--- begin Dataset extract ---

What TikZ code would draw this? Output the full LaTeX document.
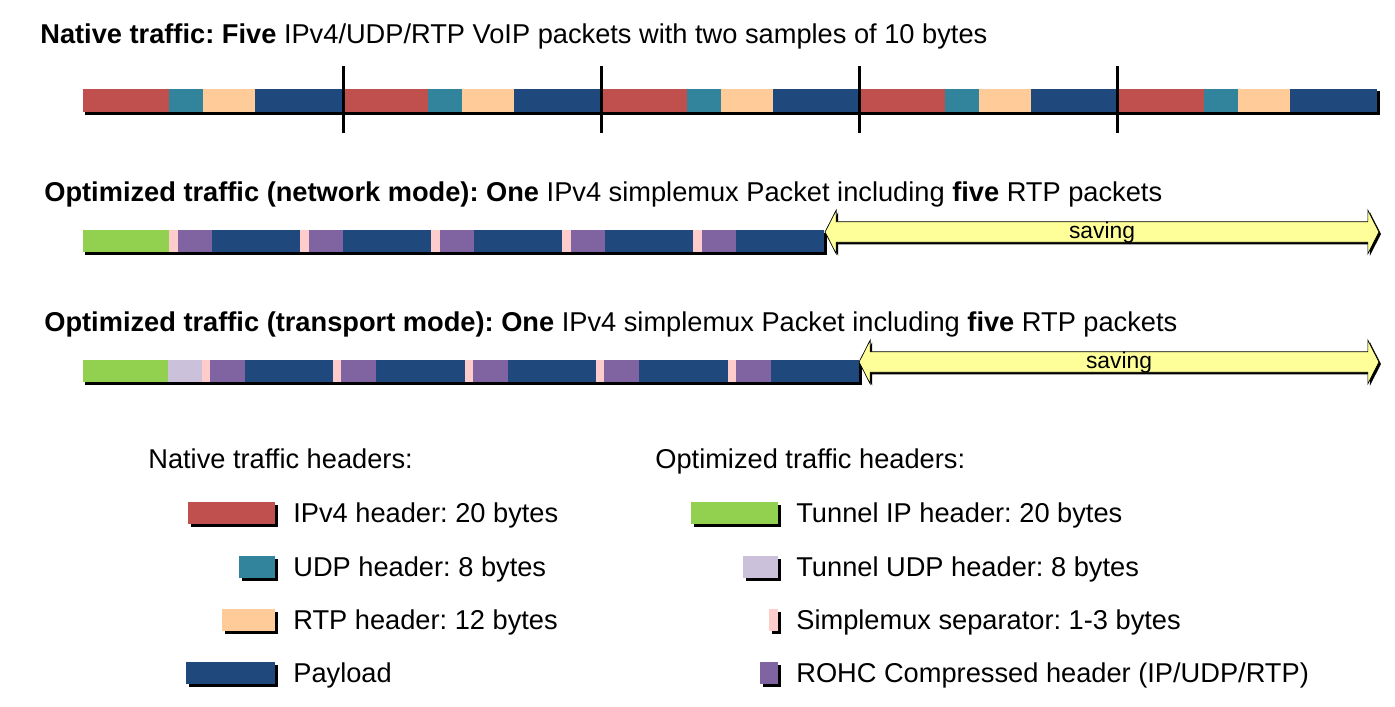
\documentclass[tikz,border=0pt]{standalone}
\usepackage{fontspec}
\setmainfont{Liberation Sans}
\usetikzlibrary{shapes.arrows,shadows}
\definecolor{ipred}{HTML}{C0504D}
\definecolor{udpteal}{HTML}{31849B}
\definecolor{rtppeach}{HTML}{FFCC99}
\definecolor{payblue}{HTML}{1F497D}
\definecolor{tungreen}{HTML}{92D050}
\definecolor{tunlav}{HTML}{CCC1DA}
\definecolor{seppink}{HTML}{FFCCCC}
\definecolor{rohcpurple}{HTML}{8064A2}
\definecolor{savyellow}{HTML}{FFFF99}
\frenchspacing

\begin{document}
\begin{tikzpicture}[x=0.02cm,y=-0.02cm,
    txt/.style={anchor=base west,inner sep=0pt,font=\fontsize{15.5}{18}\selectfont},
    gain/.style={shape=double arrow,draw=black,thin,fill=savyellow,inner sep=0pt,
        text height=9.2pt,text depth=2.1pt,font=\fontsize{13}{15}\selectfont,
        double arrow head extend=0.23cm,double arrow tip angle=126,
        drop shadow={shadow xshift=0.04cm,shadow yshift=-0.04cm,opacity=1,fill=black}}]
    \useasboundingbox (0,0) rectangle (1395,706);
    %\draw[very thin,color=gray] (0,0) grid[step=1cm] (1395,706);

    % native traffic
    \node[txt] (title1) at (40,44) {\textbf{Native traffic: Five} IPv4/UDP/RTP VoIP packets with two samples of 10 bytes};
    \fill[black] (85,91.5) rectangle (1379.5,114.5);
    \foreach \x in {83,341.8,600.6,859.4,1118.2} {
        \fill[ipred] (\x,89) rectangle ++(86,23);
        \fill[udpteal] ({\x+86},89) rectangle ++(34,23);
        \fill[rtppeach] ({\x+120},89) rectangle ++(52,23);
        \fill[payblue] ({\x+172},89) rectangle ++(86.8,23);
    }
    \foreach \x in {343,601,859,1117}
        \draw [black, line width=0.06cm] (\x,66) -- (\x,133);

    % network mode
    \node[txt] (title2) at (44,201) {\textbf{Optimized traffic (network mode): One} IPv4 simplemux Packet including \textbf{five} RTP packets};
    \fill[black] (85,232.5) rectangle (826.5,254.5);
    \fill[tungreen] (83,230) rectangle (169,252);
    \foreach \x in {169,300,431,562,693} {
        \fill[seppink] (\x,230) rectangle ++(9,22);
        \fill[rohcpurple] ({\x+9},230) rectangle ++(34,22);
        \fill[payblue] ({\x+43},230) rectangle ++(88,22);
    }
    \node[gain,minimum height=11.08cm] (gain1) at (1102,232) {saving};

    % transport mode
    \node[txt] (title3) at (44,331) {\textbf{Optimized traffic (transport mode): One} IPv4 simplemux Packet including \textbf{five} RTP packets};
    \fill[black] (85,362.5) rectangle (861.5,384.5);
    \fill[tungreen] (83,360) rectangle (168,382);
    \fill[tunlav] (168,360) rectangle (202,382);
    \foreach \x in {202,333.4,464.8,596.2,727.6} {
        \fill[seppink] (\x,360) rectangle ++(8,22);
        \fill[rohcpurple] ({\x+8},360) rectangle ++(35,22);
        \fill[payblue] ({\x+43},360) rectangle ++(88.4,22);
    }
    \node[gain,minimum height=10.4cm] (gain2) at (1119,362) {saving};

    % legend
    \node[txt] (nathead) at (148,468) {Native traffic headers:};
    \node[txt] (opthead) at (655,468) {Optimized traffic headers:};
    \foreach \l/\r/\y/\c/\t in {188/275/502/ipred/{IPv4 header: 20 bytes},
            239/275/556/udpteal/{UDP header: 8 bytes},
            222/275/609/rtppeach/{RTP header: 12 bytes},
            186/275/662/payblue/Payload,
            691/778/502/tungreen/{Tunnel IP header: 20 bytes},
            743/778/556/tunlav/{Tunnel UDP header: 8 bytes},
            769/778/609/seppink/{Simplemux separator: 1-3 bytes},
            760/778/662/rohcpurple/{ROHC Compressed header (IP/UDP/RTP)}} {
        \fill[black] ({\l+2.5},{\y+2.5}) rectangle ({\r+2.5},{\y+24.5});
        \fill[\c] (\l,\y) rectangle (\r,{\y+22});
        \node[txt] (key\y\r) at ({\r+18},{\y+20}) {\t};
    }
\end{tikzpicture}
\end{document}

--- end Dataset extract ---

**Do this:**
What is the number of lines above that contain the string "draw"? Answer with the number alone.

**Output of the exercise:**
4